There is a bit of a foodie trend happening in the garden at the moment. I grew the chocolate cosmos, Cosmos Chocamocha in a pot last year. Because of the mild winter it survived (it dies down in winter) and is now producing plenty of long-stemmed chocolate-red flowers with dark centres.

If you sniff them the blooms do smell of chocolate, especially on warm days. I grow it for the colour more than the scent but there is no doubt that the name and the promise of a whiff of chocolate add to its commercial appeal.

4 Coleus Dark Chocolate (800x533)

Plant nomenclature is a funny thing and seasonal bedding plants do not play by the rules. Usually their classification is too complex so the name a breeder gives is how the plant is likely to be known. The cultivar names can be all important in securing their popularity. 

I visited a bedding trial ground recently and found lots of varieties with names appealing to the senses. Some of the new coleus are particularly creative. Coleus Dark Chocolate looks good enough to eat with its rich, dark delicious leaves. I thought how good it could look with my cosmos.

5 Coleus Chocolate Covered Cherry (800x533)

Coleus Chocolate Covered Cherry is also quite delicious with leaves the colour of a red berry coulis surrounded by a chocolate casing.  This one would look good with my black cherry coloured trailing geraniums.

The leaves do look soft and rather fragile so it would certainly want a sunny, sheltered position and I suspect would fare better in the conservatory.

6 Coleus Fishnet Stockings (800x533)

Coleus Fishnet Stockings is certainly named to appeal to the senses. This is one plant that once encountered will not easily be forgotten.

It is undeniably attractive with its delicate webbed foliage pattern. But I bet you remember the name long after you’ve forgotten what the plant looked like.

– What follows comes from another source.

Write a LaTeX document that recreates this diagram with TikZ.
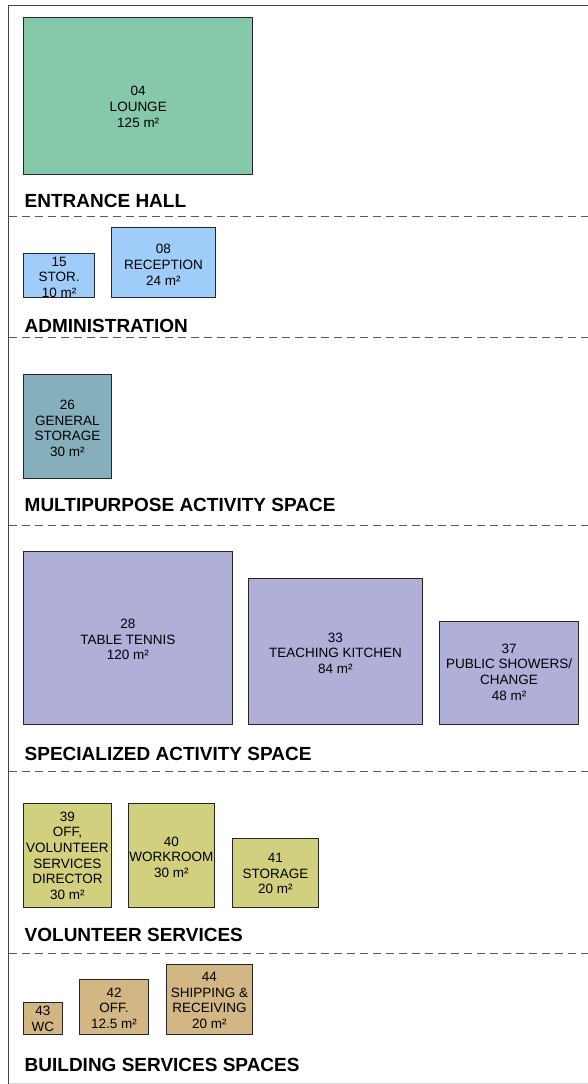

7 Ipomoea Bright Ideas Black (800x533)

While we are on the subject of dark leaves I have noticed a lot of purple-black ipomoeas in pots and containers this year. If like me you think of ipomoea as the bright blue morning glory them think again.

There are lots of other species and cultivars including several which are widely used as seasonal foliage plants. The clumsily named, but stunning Ipomoea Bright Ideas Black is a fantastic choice for contemporary cutting edge container planting designs.

I loved it here partnered with the tiny delicate golden leaves and pure white flowers of this bacopa.

8 Verbena Endurascape Red (800x533)

Good trailing seasonal bedding subjects are always sought after for hanging baskets and containers and for colourful summer ground cover. A new generation of verbena look very promising: rather unfortunately named ‘Endurascape’.

These form a mat of soft green foliage. Smothered with flowers. The red is exceptional and bound to be popular when it reaches the market.

9 Echinacea Sombrero 'Salsa Red' (800x533)

Red flowering bedding seems to retain its foothold despite the prevalence of soft pastels in the plant palette. The past few years have seen the dividing line between seasonal bedding and herbaceous perennial becoming more blurred. More and more seed raised perennials are offered alongside more traditional bedding plants.

Many new colour breaks have appeared in subjects like echinaceas. Normally thought of as purple-pink and white reds, yellows and oranges are now the order of the day. Echinacea Sombrero ‘Salsa Red’is a good example.

10 Lobelia - red (571x800)

The taller varieties of lobelia offer a vibrant colour range. Their strong upright stems make them good accent plants and the colours are hard to miss. In the perennial world the scarlet-flowered Lobelia ‘Victoria’ is well known for its dark red foliage and flaming flower spikes, Seed raised equivalents are now widely available to add colour to hot schemes of subjects like crocosmias, heleniums and rudbeckias.

11 Achillea New Vintage Red (800x533)

Achilleas are another group of perennials where seed raised varieties are entering the world of seasonal bedding. There are some great colours and they do have a wonderful texture in a planting scheme.

The ‘Vintage’ series is particularly good; again maybe the name adds to their appeal I particularly liked Achillea ‘New Vintage Red’. I could see this in a border with soft silver and lilac and maybe the dark red pincushions of Knautia macedonica.